### WRITTEN REQUEST:
Without the pictures, write out all the lines below exactly as they appear.

### STORED DATA:
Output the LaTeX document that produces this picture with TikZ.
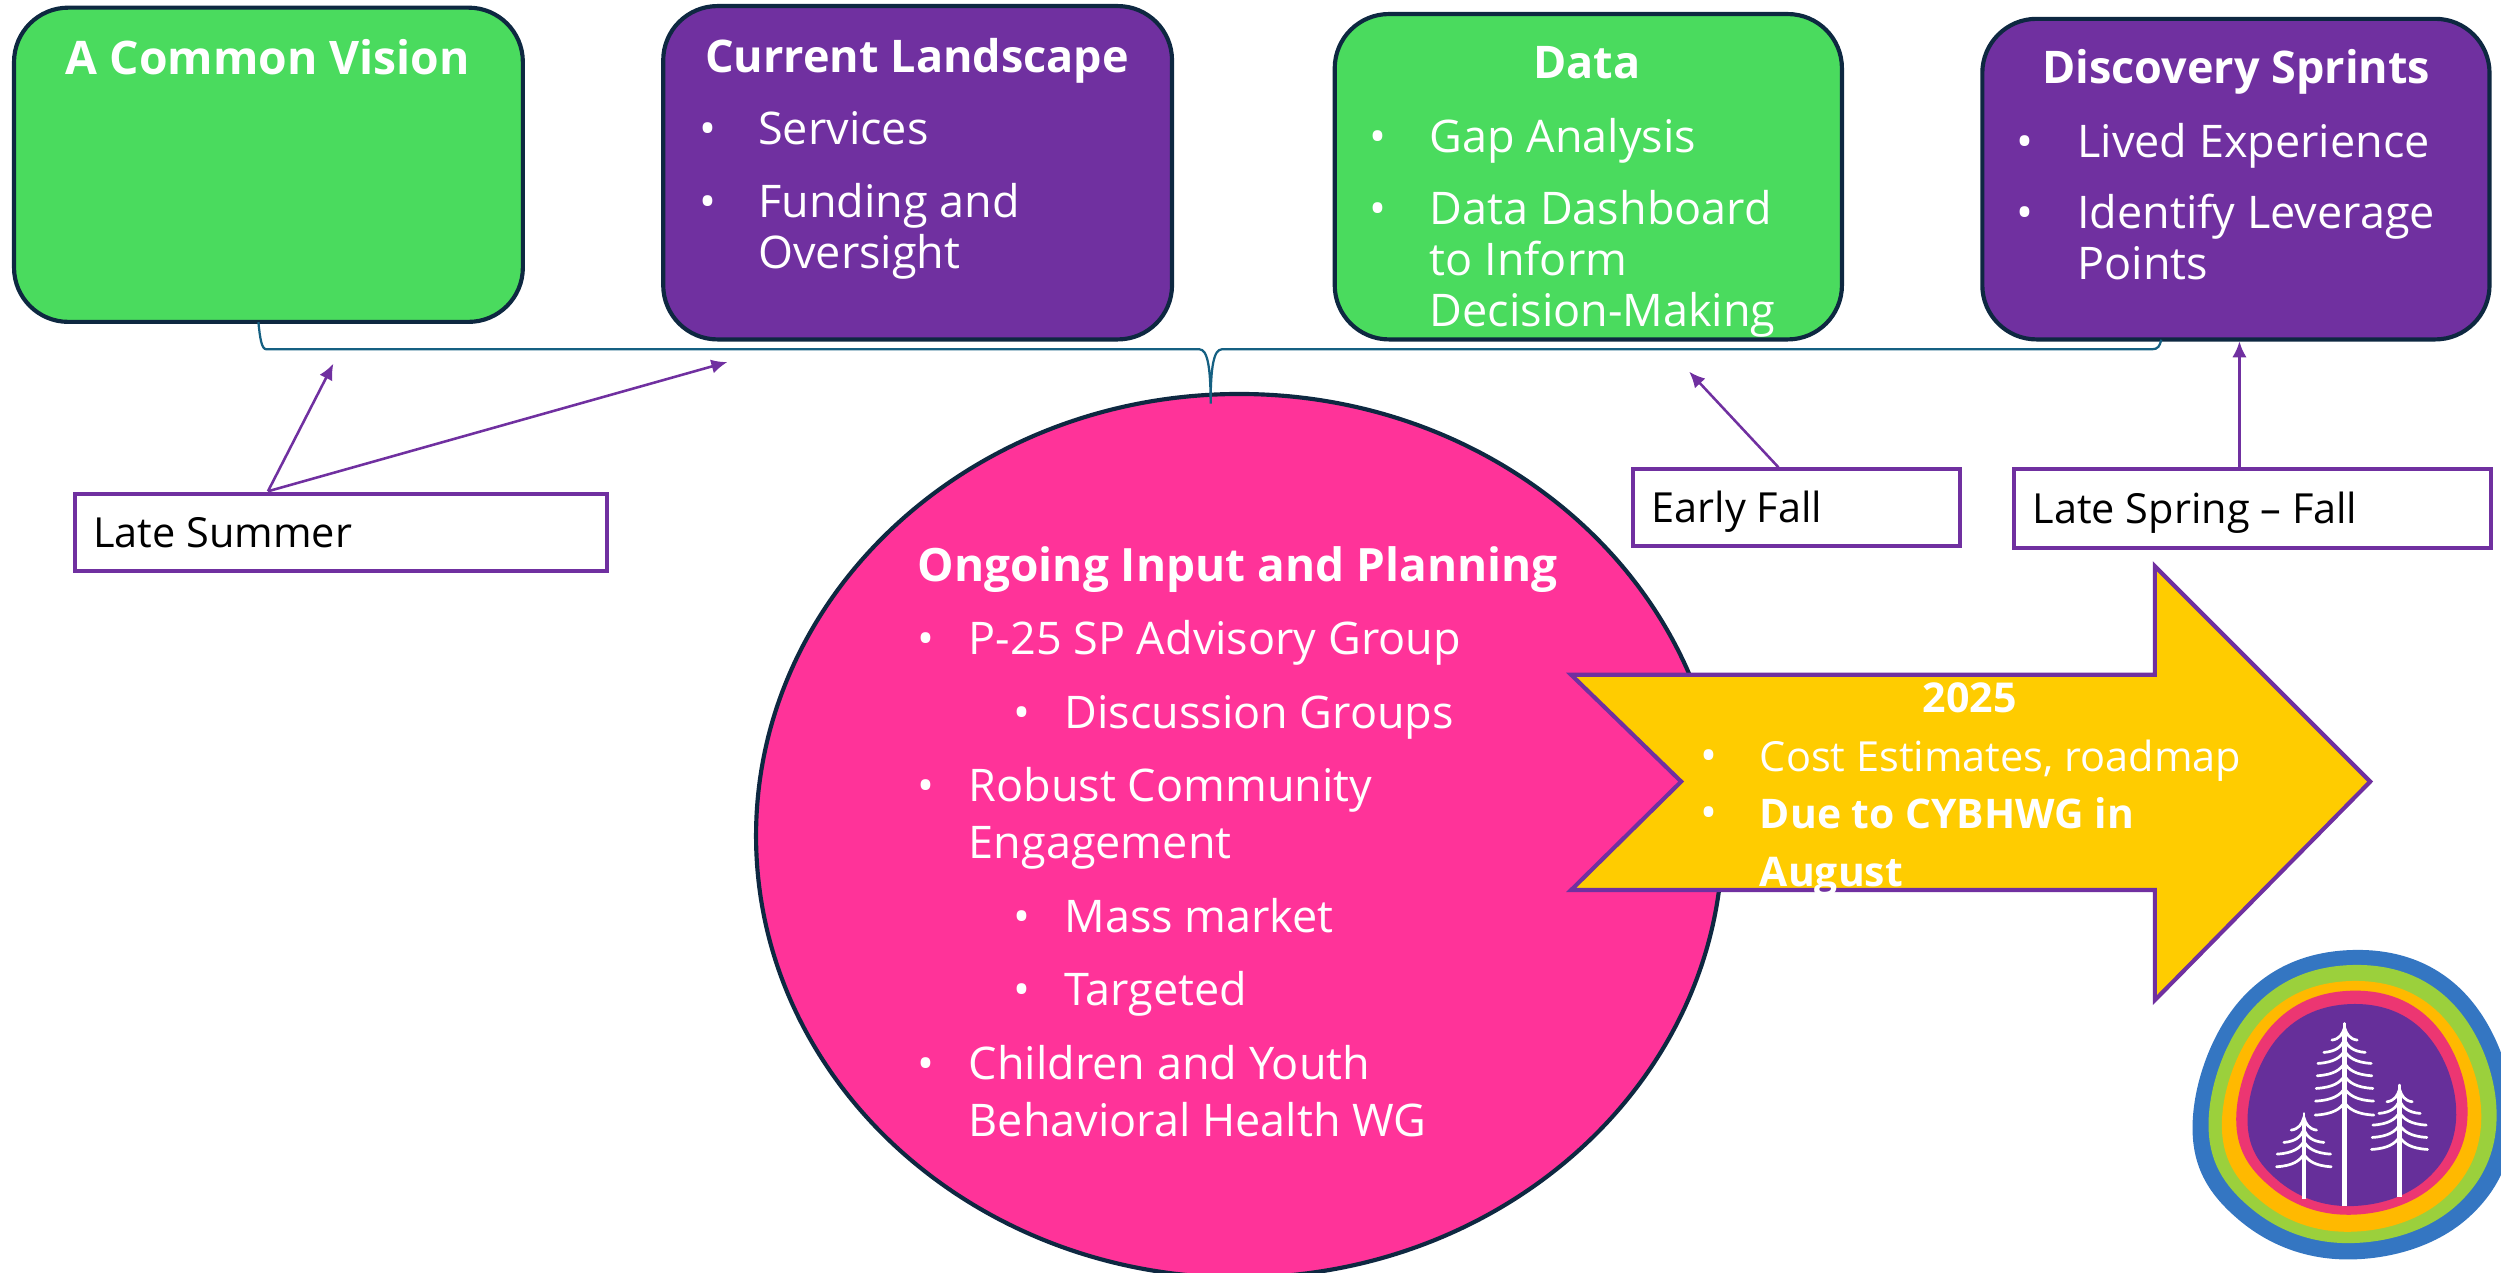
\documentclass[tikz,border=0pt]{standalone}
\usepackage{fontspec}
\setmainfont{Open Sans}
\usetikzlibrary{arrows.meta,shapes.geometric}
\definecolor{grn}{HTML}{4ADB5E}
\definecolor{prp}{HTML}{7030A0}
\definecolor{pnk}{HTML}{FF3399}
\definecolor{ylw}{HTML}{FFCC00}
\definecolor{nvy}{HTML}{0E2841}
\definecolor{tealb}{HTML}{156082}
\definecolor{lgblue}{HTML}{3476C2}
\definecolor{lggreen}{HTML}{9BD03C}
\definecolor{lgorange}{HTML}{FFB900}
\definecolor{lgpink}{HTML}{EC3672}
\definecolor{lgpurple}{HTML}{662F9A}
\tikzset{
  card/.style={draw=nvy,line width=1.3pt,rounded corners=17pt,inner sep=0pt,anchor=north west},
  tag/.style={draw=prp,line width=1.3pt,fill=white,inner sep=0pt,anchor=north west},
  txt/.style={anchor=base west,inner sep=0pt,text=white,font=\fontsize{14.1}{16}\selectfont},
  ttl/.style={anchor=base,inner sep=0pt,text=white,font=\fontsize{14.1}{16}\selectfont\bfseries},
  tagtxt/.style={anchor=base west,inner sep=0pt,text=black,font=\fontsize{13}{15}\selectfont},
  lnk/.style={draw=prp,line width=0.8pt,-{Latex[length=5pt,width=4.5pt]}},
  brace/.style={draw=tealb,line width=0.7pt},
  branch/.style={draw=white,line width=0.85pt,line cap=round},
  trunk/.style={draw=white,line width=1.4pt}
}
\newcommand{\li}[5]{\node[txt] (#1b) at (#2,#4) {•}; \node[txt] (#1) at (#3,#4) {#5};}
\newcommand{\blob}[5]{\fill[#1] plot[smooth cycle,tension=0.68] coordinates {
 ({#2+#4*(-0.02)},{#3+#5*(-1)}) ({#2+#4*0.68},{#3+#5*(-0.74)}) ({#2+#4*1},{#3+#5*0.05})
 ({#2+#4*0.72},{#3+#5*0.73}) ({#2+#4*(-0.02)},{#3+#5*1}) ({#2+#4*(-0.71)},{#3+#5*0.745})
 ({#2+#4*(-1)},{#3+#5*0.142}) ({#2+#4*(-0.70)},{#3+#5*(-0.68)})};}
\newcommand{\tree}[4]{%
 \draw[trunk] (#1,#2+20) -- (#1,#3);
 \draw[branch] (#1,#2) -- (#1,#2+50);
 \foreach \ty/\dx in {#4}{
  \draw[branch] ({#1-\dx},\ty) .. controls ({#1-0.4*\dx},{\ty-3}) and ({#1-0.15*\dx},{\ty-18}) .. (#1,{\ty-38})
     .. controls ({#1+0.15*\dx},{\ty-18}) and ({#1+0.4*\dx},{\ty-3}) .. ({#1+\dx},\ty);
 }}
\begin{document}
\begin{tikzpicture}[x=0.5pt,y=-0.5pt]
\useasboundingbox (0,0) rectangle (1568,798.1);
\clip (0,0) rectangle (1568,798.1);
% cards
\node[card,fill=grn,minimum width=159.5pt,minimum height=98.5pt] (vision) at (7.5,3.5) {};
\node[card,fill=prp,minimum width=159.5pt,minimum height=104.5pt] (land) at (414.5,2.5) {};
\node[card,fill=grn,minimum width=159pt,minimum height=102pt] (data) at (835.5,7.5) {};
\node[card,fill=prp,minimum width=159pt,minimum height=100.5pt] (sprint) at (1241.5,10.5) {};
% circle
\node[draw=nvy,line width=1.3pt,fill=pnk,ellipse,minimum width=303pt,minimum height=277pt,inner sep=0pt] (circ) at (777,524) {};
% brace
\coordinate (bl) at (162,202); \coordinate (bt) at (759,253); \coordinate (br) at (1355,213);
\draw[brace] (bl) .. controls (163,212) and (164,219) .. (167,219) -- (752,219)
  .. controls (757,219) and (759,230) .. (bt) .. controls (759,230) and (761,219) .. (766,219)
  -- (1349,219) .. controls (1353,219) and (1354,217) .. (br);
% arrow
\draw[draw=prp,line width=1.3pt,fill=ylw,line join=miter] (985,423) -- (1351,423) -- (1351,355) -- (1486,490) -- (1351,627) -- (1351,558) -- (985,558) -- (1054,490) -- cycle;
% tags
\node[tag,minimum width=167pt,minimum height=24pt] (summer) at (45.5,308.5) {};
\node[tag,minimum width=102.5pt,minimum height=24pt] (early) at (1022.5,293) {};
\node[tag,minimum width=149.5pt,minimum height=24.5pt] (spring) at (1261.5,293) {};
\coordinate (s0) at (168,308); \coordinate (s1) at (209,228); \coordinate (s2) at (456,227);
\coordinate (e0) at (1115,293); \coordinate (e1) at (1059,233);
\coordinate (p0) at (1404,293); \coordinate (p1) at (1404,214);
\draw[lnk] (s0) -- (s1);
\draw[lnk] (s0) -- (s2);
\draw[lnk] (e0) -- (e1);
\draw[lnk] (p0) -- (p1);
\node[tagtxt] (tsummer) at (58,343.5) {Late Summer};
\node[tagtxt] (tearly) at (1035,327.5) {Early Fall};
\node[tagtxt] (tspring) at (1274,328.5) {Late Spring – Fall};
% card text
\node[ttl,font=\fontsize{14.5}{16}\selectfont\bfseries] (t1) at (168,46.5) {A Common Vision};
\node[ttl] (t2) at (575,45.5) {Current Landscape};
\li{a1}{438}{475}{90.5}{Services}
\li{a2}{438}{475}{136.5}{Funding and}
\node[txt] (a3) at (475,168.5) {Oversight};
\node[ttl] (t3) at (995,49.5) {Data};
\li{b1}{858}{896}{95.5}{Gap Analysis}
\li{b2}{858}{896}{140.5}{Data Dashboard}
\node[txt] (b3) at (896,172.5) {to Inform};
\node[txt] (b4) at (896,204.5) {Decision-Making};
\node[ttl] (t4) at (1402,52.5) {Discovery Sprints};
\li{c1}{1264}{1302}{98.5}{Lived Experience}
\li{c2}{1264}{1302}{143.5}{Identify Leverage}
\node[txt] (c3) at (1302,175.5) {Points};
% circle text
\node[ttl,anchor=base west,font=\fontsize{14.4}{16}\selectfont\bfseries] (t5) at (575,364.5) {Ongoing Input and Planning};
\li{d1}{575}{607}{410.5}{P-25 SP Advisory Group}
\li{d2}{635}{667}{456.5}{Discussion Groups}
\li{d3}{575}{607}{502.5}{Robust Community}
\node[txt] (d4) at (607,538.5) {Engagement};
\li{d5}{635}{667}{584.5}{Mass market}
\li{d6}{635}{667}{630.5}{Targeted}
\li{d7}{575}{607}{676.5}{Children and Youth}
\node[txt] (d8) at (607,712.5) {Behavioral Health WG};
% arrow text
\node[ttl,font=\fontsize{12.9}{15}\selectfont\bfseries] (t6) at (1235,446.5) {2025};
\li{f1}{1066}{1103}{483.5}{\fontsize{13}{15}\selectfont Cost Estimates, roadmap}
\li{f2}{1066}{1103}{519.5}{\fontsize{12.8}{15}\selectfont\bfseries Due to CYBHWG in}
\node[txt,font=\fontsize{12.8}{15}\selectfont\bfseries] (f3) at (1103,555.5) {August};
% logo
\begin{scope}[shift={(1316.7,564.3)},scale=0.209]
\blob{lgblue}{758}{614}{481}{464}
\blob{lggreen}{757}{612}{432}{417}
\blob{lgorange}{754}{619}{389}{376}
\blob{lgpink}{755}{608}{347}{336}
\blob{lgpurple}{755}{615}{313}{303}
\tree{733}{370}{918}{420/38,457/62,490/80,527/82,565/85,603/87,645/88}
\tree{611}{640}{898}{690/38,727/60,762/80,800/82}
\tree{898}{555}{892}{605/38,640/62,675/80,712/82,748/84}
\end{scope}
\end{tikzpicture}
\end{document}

### ANSWER:
Output the LaTeX document that produces this picture with TikZ.
\documentclass[tikz,border=0pt]{standalone}
\usepackage{fontspec}
\setmainfont{Open Sans}
\usetikzlibrary{arrows.meta,shapes.geometric}
\definecolor{grn}{HTML}{4ADB5E}
\definecolor{prp}{HTML}{7030A0}
\definecolor{pnk}{HTML}{FF3399}
\definecolor{ylw}{HTML}{FFCC00}
\definecolor{nvy}{HTML}{0E2841}
\definecolor{tealb}{HTML}{156082}
\definecolor{lgblue}{HTML}{3476C2}
\definecolor{lggreen}{HTML}{9BD03C}
\definecolor{lgorange}{HTML}{FFB900}
\definecolor{lgpink}{HTML}{EC3672}
\definecolor{lgpurple}{HTML}{662F9A}
\tikzset{
  card/.style={draw=nvy,line width=1.3pt,rounded corners=17pt,inner sep=0pt,anchor=north west},
  tag/.style={draw=prp,line width=1.3pt,fill=white,inner sep=0pt,anchor=north west},
  txt/.style={anchor=base west,inner sep=0pt,text=white,font=\fontsize{14.1}{16}\selectfont},
  ttl/.style={anchor=base,inner sep=0pt,text=white,font=\fontsize{14.1}{16}\selectfont\bfseries},
  tagtxt/.style={anchor=base west,inner sep=0pt,text=black,font=\fontsize{13}{15}\selectfont},
  lnk/.style={draw=prp,line width=0.8pt,-{Latex[length=5pt,width=4.5pt]}},
  brace/.style={draw=tealb,line width=0.7pt},
  branch/.style={draw=white,line width=0.85pt,line cap=round},
  trunk/.style={draw=white,line width=1.4pt}
}
\newcommand{\li}[5]{\node[txt] (#1b) at (#2,#4) {•}; \node[txt] (#1) at (#3,#4) {#5};}
\newcommand{\blob}[5]{\fill[#1] plot[smooth cycle,tension=0.68] coordinates {
 ({#2+#4*(-0.02)},{#3+#5*(-1)}) ({#2+#4*0.68},{#3+#5*(-0.74)}) ({#2+#4*1},{#3+#5*0.05})
 ({#2+#4*0.72},{#3+#5*0.73}) ({#2+#4*(-0.02)},{#3+#5*1}) ({#2+#4*(-0.71)},{#3+#5*0.745})
 ({#2+#4*(-1)},{#3+#5*0.142}) ({#2+#4*(-0.70)},{#3+#5*(-0.68)})};}
\newcommand{\tree}[4]{%
 \draw[trunk] (#1,#2+20) -- (#1,#3);
 \draw[branch] (#1,#2) -- (#1,#2+50);
 \foreach \ty/\dx in {#4}{
  \draw[branch] ({#1-\dx},\ty) .. controls ({#1-0.4*\dx},{\ty-3}) and ({#1-0.15*\dx},{\ty-18}) .. (#1,{\ty-38})
     .. controls ({#1+0.15*\dx},{\ty-18}) and ({#1+0.4*\dx},{\ty-3}) .. ({#1+\dx},\ty);
 }}
\begin{document}
\begin{tikzpicture}[x=0.5pt,y=-0.5pt]
\useasboundingbox (0,0) rectangle (1568,798.1);
\clip (0,0) rectangle (1568,798.1);
% cards
\node[card,fill=grn,minimum width=159.5pt,minimum height=98.5pt] (vision) at (7.5,3.5) {};
\node[card,fill=prp,minimum width=159.5pt,minimum height=104.5pt] (land) at (414.5,2.5) {};
\node[card,fill=grn,minimum width=159pt,minimum height=102pt] (data) at (835.5,7.5) {};
\node[card,fill=prp,minimum width=159pt,minimum height=100.5pt] (sprint) at (1241.5,10.5) {};
% circle
\node[draw=nvy,line width=1.3pt,fill=pnk,ellipse,minimum width=303pt,minimum height=277pt,inner sep=0pt] (circ) at (777,524) {};
% brace
\coordinate (bl) at (162,202); \coordinate (bt) at (759,253); \coordinate (br) at (1355,213);
\draw[brace] (bl) .. controls (163,212) and (164,219) .. (167,219) -- (752,219)
  .. controls (757,219) and (759,230) .. (bt) .. controls (759,230) and (761,219) .. (766,219)
  -- (1349,219) .. controls (1353,219) and (1354,217) .. (br);
% arrow
\draw[draw=prp,line width=1.3pt,fill=ylw,line join=miter] (985,423) -- (1351,423) -- (1351,355) -- (1486,490) -- (1351,627) -- (1351,558) -- (985,558) -- (1054,490) -- cycle;
% tags
\node[tag,minimum width=167pt,minimum height=24pt] (summer) at (45.5,308.5) {};
\node[tag,minimum width=102.5pt,minimum height=24pt] (early) at (1022.5,293) {};
\node[tag,minimum width=149.5pt,minimum height=24.5pt] (spring) at (1261.5,293) {};
\coordinate (s0) at (168,308); \coordinate (s1) at (209,228); \coordinate (s2) at (456,227);
\coordinate (e0) at (1115,293); \coordinate (e1) at (1059,233);
\coordinate (p0) at (1404,293); \coordinate (p1) at (1404,214);
\draw[lnk] (s0) -- (s1);
\draw[lnk] (s0) -- (s2);
\draw[lnk] (e0) -- (e1);
\draw[lnk] (p0) -- (p1);
\node[tagtxt] (tsummer) at (58,343.5) {Late Summer};
\node[tagtxt] (tearly) at (1035,327.5) {Early Fall};
\node[tagtxt] (tspring) at (1274,328.5) {Late Spring – Fall};
% card text
\node[ttl,font=\fontsize{14.5}{16}\selectfont\bfseries] (t1) at (168,46.5) {A Common Vision};
\node[ttl] (t2) at (575,45.5) {Current Landscape};
\li{a1}{438}{475}{90.5}{Services}
\li{a2}{438}{475}{136.5}{Funding and}
\node[txt] (a3) at (475,168.5) {Oversight};
\node[ttl] (t3) at (995,49.5) {Data};
\li{b1}{858}{896}{95.5}{Gap Analysis}
\li{b2}{858}{896}{140.5}{Data Dashboard}
\node[txt] (b3) at (896,172.5) {to Inform};
\node[txt] (b4) at (896,204.5) {Decision-Making};
\node[ttl] (t4) at (1402,52.5) {Discovery Sprints};
\li{c1}{1264}{1302}{98.5}{Lived Experience}
\li{c2}{1264}{1302}{143.5}{Identify Leverage}
\node[txt] (c3) at (1302,175.5) {Points};
% circle text
\node[ttl,anchor=base west,font=\fontsize{14.4}{16}\selectfont\bfseries] (t5) at (575,364.5) {Ongoing Input and Planning};
\li{d1}{575}{607}{410.5}{P-25 SP Advisory Group}
\li{d2}{635}{667}{456.5}{Discussion Groups}
\li{d3}{575}{607}{502.5}{Robust Community}
\node[txt] (d4) at (607,538.5) {Engagement};
\li{d5}{635}{667}{584.5}{Mass market}
\li{d6}{635}{667}{630.5}{Targeted}
\li{d7}{575}{607}{676.5}{Children and Youth}
\node[txt] (d8) at (607,712.5) {Behavioral Health WG};
% arrow text
\node[ttl,font=\fontsize{12.9}{15}\selectfont\bfseries] (t6) at (1235,446.5) {2025};
\li{f1}{1066}{1103}{483.5}{\fontsize{13}{15}\selectfont Cost Estimates, roadmap}
\li{f2}{1066}{1103}{519.5}{\fontsize{12.8}{15}\selectfont\bfseries Due to CYBHWG in}
\node[txt,font=\fontsize{12.8}{15}\selectfont\bfseries] (f3) at (1103,555.5) {August};
% logo
\begin{scope}[shift={(1316.7,564.3)},scale=0.209]
\blob{lgblue}{758}{614}{481}{464}
\blob{lggreen}{757}{612}{432}{417}
\blob{lgorange}{754}{619}{389}{376}
\blob{lgpink}{755}{608}{347}{336}
\blob{lgpurple}{755}{615}{313}{303}
\tree{733}{370}{918}{420/38,457/62,490/80,527/82,565/85,603/87,645/88}
\tree{611}{640}{898}{690/38,727/60,762/80,800/82}
\tree{898}{555}{892}{605/38,640/62,675/80,712/82,748/84}
\end{scope}
\end{tikzpicture}
\end{document}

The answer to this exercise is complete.